EuroDisney was a financial blunder. I don't know how much to fault Eisner. Basically more and more money kept being poured into a park that wasn't producing long before it opened up. My only guess on the matter is that in that environment, you're surrounded by yes men. If there was no money for the project which Eisner championed, I doubt he was told something couldn't be done. Instead, more money was found. I'd like to believe Eisner wouldn't have gone that far deep into the hole with it if he really knew what was happening.
And he's made other mistakes as well. Then again, most people do. But he wasn't cheap as many try to make him out to be, at least not in one respect. He was all about spending money for on stage, just not back stage. One of the first things he did when he joined the company was to approve Splash Mountain which had been shelved for financial reasons.
A lot of the rabid anti-Eisner folks seem to be Disneylanders. The funny thing is, they cite
Disneyland falling into disarray as something to be angry at Eisner about. Nobody really opted to blame Pressler or Harris for it. But the really funny thing is, when Ouimet came in under Eisner's reign and started to improve things, guess who gets all the cheers and credits from those anti-Eisner folk? Ouimet, not Eisner.
So Eisner became a figure to blame when you weren't happy, but just someone in the background when things did go your way.
As for Roy E Disney, Walt didn't care for him much either, neither did any of Walt's men.
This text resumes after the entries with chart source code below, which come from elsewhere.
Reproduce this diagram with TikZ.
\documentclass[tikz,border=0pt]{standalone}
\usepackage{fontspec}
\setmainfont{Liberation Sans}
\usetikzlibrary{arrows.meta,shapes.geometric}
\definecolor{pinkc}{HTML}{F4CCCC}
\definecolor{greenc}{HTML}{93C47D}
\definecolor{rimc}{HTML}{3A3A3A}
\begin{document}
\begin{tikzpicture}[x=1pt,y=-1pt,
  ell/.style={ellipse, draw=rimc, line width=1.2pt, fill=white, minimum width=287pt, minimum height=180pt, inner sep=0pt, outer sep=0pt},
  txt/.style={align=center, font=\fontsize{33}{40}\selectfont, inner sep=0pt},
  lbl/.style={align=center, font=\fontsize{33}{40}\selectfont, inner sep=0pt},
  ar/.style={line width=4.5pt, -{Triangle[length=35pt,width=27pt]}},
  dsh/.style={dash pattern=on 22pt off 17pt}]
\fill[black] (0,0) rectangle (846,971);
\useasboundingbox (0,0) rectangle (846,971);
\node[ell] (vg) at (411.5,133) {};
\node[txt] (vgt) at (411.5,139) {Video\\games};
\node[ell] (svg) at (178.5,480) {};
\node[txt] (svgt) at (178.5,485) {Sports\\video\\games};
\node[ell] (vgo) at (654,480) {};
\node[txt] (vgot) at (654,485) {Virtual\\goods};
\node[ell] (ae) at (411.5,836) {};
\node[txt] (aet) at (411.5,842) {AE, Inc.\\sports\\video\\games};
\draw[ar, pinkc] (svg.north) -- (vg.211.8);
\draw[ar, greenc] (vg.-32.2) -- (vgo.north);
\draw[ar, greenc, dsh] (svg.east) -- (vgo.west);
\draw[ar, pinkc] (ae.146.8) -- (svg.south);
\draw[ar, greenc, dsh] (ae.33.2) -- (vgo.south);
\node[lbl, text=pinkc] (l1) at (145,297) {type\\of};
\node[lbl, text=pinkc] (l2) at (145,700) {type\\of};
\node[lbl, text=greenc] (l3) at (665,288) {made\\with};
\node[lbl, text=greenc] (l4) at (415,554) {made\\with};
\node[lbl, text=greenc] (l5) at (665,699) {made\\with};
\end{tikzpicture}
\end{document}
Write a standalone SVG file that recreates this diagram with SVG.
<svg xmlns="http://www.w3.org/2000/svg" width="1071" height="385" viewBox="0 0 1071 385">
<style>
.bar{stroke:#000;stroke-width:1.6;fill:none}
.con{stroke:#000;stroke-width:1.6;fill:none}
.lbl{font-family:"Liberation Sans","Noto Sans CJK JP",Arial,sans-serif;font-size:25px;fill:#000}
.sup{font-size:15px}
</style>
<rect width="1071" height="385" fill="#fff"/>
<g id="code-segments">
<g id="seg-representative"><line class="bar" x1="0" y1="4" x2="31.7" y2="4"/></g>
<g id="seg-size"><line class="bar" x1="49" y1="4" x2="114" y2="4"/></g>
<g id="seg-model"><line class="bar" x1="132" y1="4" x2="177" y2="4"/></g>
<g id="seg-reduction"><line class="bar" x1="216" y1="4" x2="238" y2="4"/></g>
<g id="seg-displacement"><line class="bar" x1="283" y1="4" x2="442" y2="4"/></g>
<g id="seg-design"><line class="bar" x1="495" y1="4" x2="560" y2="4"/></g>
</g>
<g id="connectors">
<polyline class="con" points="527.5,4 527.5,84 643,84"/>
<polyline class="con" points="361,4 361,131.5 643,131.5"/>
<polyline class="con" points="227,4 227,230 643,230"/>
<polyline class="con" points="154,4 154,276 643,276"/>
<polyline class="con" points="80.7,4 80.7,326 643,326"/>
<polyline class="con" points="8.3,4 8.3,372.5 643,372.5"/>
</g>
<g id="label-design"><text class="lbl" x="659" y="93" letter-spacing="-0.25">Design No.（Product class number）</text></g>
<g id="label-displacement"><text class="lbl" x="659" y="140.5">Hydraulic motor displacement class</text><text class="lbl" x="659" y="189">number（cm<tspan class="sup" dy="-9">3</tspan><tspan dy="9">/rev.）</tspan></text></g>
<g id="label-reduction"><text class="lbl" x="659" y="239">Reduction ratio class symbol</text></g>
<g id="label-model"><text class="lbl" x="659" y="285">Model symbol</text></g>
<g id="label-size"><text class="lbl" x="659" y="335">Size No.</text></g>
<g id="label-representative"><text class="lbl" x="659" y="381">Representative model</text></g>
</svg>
Walt handpicked his own son-in-law over Roy E. Roy E ran the animation department under Eisner before Katzenberg came and all but ran it into the ground. Consequently, after Katzenberg left, the animation department once again floundered and was losing far more money than it was producing and that the fact that CGI from companies like Pixar, PDI, 20th Century Fox was killing the hand drawn animation, something had to give.
i'm sure there was more I wanted to say but I'm done for now.